Until then I had thought Halloween was strictly an American event (I can’t call it a holiday because holiday is a shortening of the words “holy day,” and unless you’re a Satan worshiper, it’s isn’t really holy. (Not that many of our holidays are religious, but they are holy in the sense that they convey a sense of importance. “President’s Day” for example is a way to honor the memory of men--of course it’s always been men--who led the U.S., and whose memory we hold dear.) 

 But I digress. When my son was small, I loved Halloween, and thought it was a great event for little kids. But gradually over the years I’ve seen it morph into a chance for adults to dress up in costume, maybe allowing themselves to try out an alter-ego. But those events don’t have the same sense of surprise and delight that I see in children at Halloween. 

 Sense of surprise? Yep. I remember the first time I finally was able to convince our son that he should go up to our neighbor’s door and yell “trick or treat” and that nothing bad would happen. When they threw candy into his bag, he turned around with utter delight on his face and yelled, “It worked!” 

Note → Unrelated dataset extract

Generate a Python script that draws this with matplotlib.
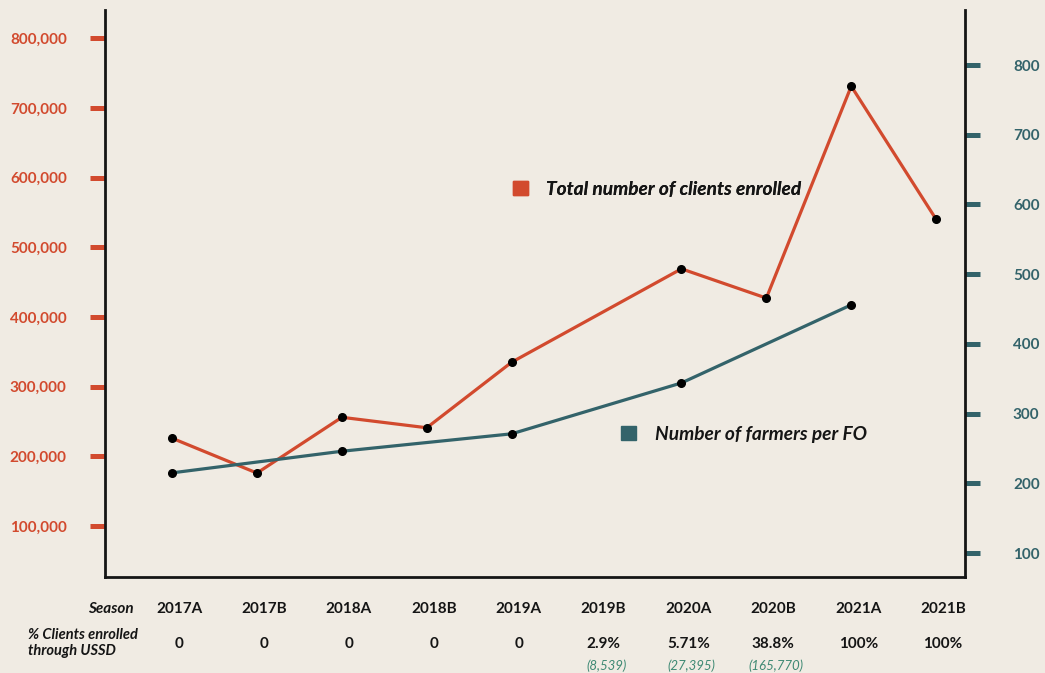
import numpy as np
import matplotlib
matplotlib.use('Agg')
import matplotlib.pyplot as plt
from matplotlib.patches import Patch
from matplotlib.ticker import FuncFormatter

# data
seasons = ['2017A', '2017B', '2018A', '2018B', '2019A', '2019B', '2020A', '2020B', '2021A', '2021B']
clients = [226000, 176000, 256000, 241000, 335000, None, 469000, 427000, 731000, 540000]
farmers_per_fo = [215, None, 246, None, 271, None, 344, None, 456, None]
ussd_pct = ['0', '0', '0', '0', '0', '2.9%', '5.71%', '38.8%', '100%', '100%']
ussd_count = ['', '', '', '', '', '(8,539)', '(27,395)', '(165,770)', '', '']
left_ticks = [100000, 200000, 300000, 400000, 500000, 600000, 700000, 800000]
right_ticks = [100, 200, 300, 400, 500, 600, 700, 800]

bg = '#f0ebe3'
orange = '#d24a2e'
teal = '#33636a'
green = '#3f8a74'
ink = '#151515'

plt.rcParams['font.family'] = ['Lato', 'DejaVu Sans']

fig = plt.figure(figsize=(10.45, 6.73), dpi=100, facecolor=bg)
ax = fig.add_axes([105 / 1045, 1 - 577 / 673, 860 / 1045, 567 / 673])
ax.set_facecolor(bg)
ax2 = ax.twinx()

x = np.arange(len(seasons))
cx = [i for i, v in zip(x, clients) if v is not None]
cy = [v for v in clients if v is not None]
fx = [i for i, v in zip(x, farmers_per_fo) if v is not None]
fy = [v for v in farmers_per_fo if v is not None]

ax.plot(cx, cy, color=orange, lw=2.3, zorder=3)
ax.plot(cx, cy, 'o', color='black', ms=5.5, zorder=4)
ax2.plot(fx, fy, color=teal, lw=2.3, zorder=3)
ax2.plot(fx, fy, 'o', color='black', ms=5.5, zorder=4)

ax.set_xlim(-0.79, 9.34)
ax.set_ylim(26900, 840300)
ax2.set_ylim(65.6, 879)

ax.set_yticks(left_ticks)
ax.yaxis.set_major_formatter(FuncFormatter(lambda v, p: f'{v:,.0f}'))
ax2.set_yticks(right_ticks)
ax.set_xticks([])

ax.tick_params(axis='y', colors=orange, length=10.5, width=3.6, pad=17, labelsize=11)
ax2.tick_params(axis='y', colors=teal, length=10.5, width=3.6, pad=24, labelsize=11)
for lab in ax.get_yticklabels():
    lab.set_fontweight('bold')
for lab in ax2.get_yticklabels():
    lab.set_fontweight('bold')

for s in ['top', 'right']:
    ax.spines[s].set_visible(False)
for s in ['top', 'left', 'bottom']:
    ax2.spines[s].set_visible(False)
for sp in [ax.spines['left'], ax.spines['bottom'], ax2.spines['right']]:
    sp.set_color(ink)
    sp.set_linewidth(2)

# legends as labels inside the plot
leg1 = ax.legend(handles=[Patch(color=orange, label='Total number of clients enrolled')],
                 loc='center left', bbox_to_anchor=(0.474, 0.684), frameon=False,
                 borderaxespad=0, borderpad=0, handlelength=0.8, handleheight=0.8,
                 handletextpad=0.95, prop={'weight': 'bold', 'style': 'italic', 'size': 13.8})
ax.add_artist(leg1)
leg2 = ax2.legend(handles=[Patch(color=teal, label='Number of farmers per FO')],
                  loc='center left', bbox_to_anchor=(0.6, 0.252), frameon=False,
                  borderaxespad=0, borderpad=0, handlelength=0.8, handleheight=0.8,
                  handletextpad=0.95, prop={'weight': 'bold', 'style': 'italic', 'size': 13.8})
for t in leg1.get_texts() + leg2.get_texts():
    t.set_color(ink)

# table underneath
fig.text(134 / 1045, 1 - 609 / 673, 'Season', ha='right', va='center', fontsize=11,
         fontweight='bold', fontstyle='italic', color=ink)
fig.text(28 / 1045, 1 - 643 / 673, '% Clients enrolled\nthrough USSD', ha='left', va='center',
         fontsize=10.5, fontweight='bold', fontstyle='italic', color=ink, linespacing=1.15)
for i, s in enumerate(seasons):
    ax.annotate(s, xy=(i, 1 - 609 / 673), xycoords=('data', 'figure fraction'),
                xytext=(5, 0), textcoords='offset points', ha='center', va='center',
                fontsize=11, fontweight='bold', color=ink, annotation_clip=False)
    ax.annotate(ussd_pct[i], xy=(i, 1 - 644 / 673), xycoords=('data', 'figure fraction'),
                xytext=(5, 0), textcoords='offset points', ha='center', va='center',
                fontsize=11, fontweight='bold', color=ink, annotation_clip=False)
    if ussd_count[i]:
        ax.annotate(ussd_count[i], xy=(i, 1 - 666 / 673), xycoords=('data', 'figure fraction'),
                    xytext=(7, 0), textcoords='offset points', ha='center', va='center',
                    fontsize=9.5, fontstyle='italic', color=green, annotation_clip=False)

fig.savefig('out.png', dpi=100, facecolor=bg)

The funny thing is that he didn’t like going to the street one over from ours, where most every home was decorated to the hilt. It overwhelmed him. It was intense. Children cried and hung back, the sense of fun taken over by overwrought decorations--competition among neighbors to outdo each other. It was an adult event that had lost its sense of cheerful fun. 

As for the element of “horror,” I don’t really enjoy reading horror. If Halloween is about tricksters and alter-egos, the few horror books and stories I’ve read seem to have something else entirely at work—a sense of unseen malevolence that lies just outside our real world. It’s about manifesting the evil that lives in some humans and making it palpable. (Think The House of Leaves--a truly spooky book) 

Horro is about taking the worst of people’s behavior and rendering it larger-than life. It always seems to have a sense of vengeance associated with it. “Treat me badly, and I will lay waste to you and your loved ones. I will terrify you, torment you, tear you limb from limb.” Sometimes the “being” wielding such hatred often looks like an ordinary person until something triggers their fury. (Think Carrie). But there are also “beings” that lie just outside our ability to see them who direct unseen horrors onto unsuspecting people. 

It doesn’t take a genius to see that this is an attempt to explain the unexplainable—to explain misery that is visited on people that they don’t seem to deserve. Or who deserve some kind of retribution, but the retribution is beyond cruel. 

 You could argue that children’s Halloween hints at this with its ghosts and witches and costumes that manifest “other,” but horror lies at the far end of that spectrum. 

 Not only do I not read much horror, but I also don't write it. As a crime writer, I get enough sense of malevolence from acts of real people in everyday life. That said, I’ve recently read a book that turned out to be in the horror category, and it haunts me because of the intense fury manifested in it. It was very well-written, so I had no quarrel with the writing; just the intensity of its villain. There was that sense that something lies just outside our real world, and it’s something that wants revenge, that it takes ordinary anger and twists it into the unrecognizable and makes it into something no human could actually do. As far as I'm concerned, horror has nothing to do with Halloween. 

 So…Happy Halloween everyone!

2 comments:

Susan C Shea said...

Halloween in Athens? That surprises me. The fact that my CVS has been overtaken with plastic and sugar and Hallmark junk since September first doesn't. I've always considered it a made up marketing "holiday."

Terry said...

I would agree except it used to be fun before Hallmark got its greedy little hands on it.